Apreciador da vida noturna, Aldir bebeu até não poder mais e quando não pôde mais, por conta do diabetes, parou. Recolheu-se à família, outra das suas grandes paixões. Em sua fase de abstinência, só abriu duas exceções: no dia em que completou 70 anos e na morte do pai, Alceu, seu grande exemplo de simplicidade.

….e a Vila Isabel dá samba

João Bosco, Aldor Blanc e Moacyr Luz, na gravação de “Me dá a Penúltima”

Nos anos em que esteve separado musical e afetivamente de João, encontrou muitos parceiros. Letrou com a maestria de sempre as intrincadas melodias de Guinga nas quais não podia mudar uma notinha sequer.
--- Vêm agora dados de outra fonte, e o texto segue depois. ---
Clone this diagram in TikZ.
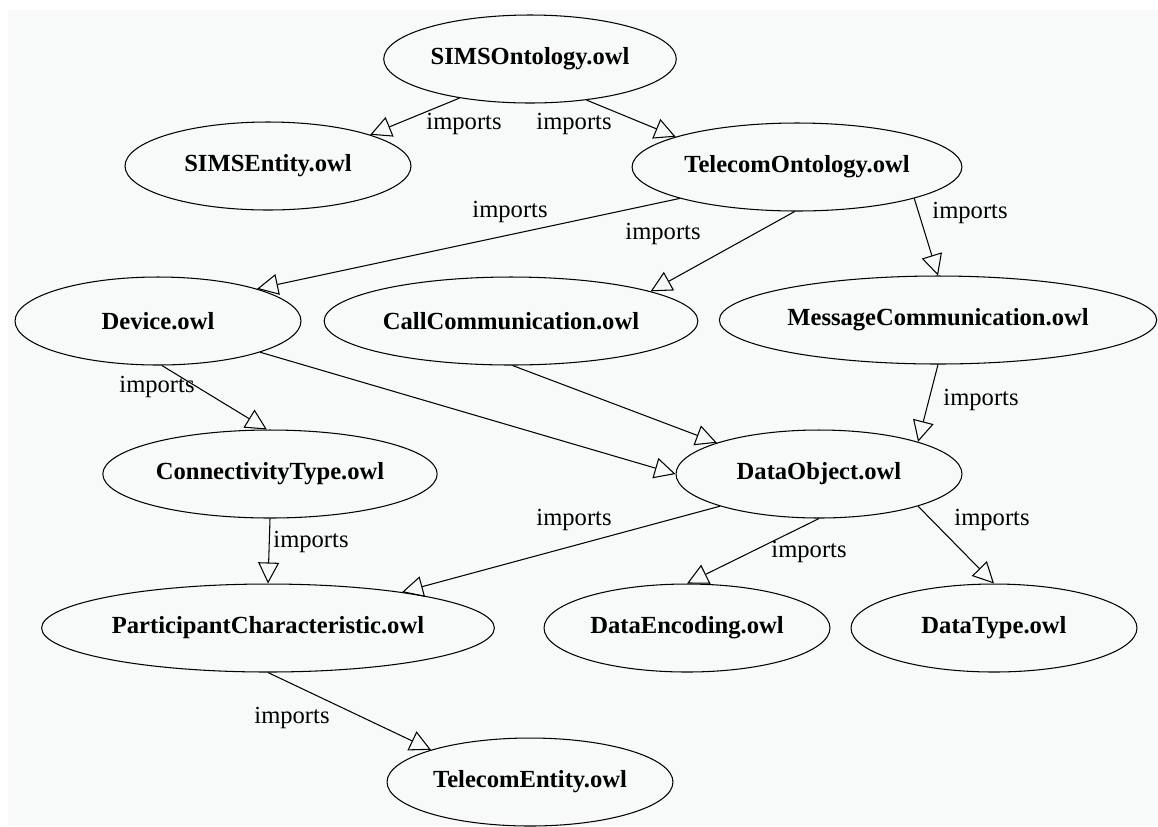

Dessa nova parceria surgiriam obras-primas, como o “Baião de Lacan” e “Catavento e Girassol”. Foi muito feliz ainda ao lado de Moacyr Luz e Cristovão Bastos com quem fez o último grande sucesso, “Resposta ao Tempo”, letra memorável composta em 15 minutos, “com um café em cima da perna”. 

Resumindo o que suas não menos brilhantes crônicas publicadas na imprensa ofereciam aos leitores, Aldir explicou: “humor, a tentativa de cantar o espírito carioca, amor por nossa cada vez mais flechada cidade”. Louco por jazz (seu “bálsamo diário”) e por standards norte-americanos, venerava Noel Rosa acima de tudo e dizia que a música mais bonita do mundo devia ser alguma do poeta da Vila. 

Quando perguntado, na histórica entrevista que deu para os amigos ao fazer 70 anos, de onde afinal fluía a inspiração para os versos, Aldir respondeu: “Sem dúvida, quem letra é o garoto do curtíssimo período que passou em Vila Isabel, dos 3 aos quase 11 anos. Quando esse garoto morrer, o letrista, articulista, seja lá o que for, morre junto”.  O garoto se foi aos 73 anos.  Algumas das suas canções continuarão a ser cantadas mesmo que não se mencione mais o nome do compositor. Será sua resposta ao tempo.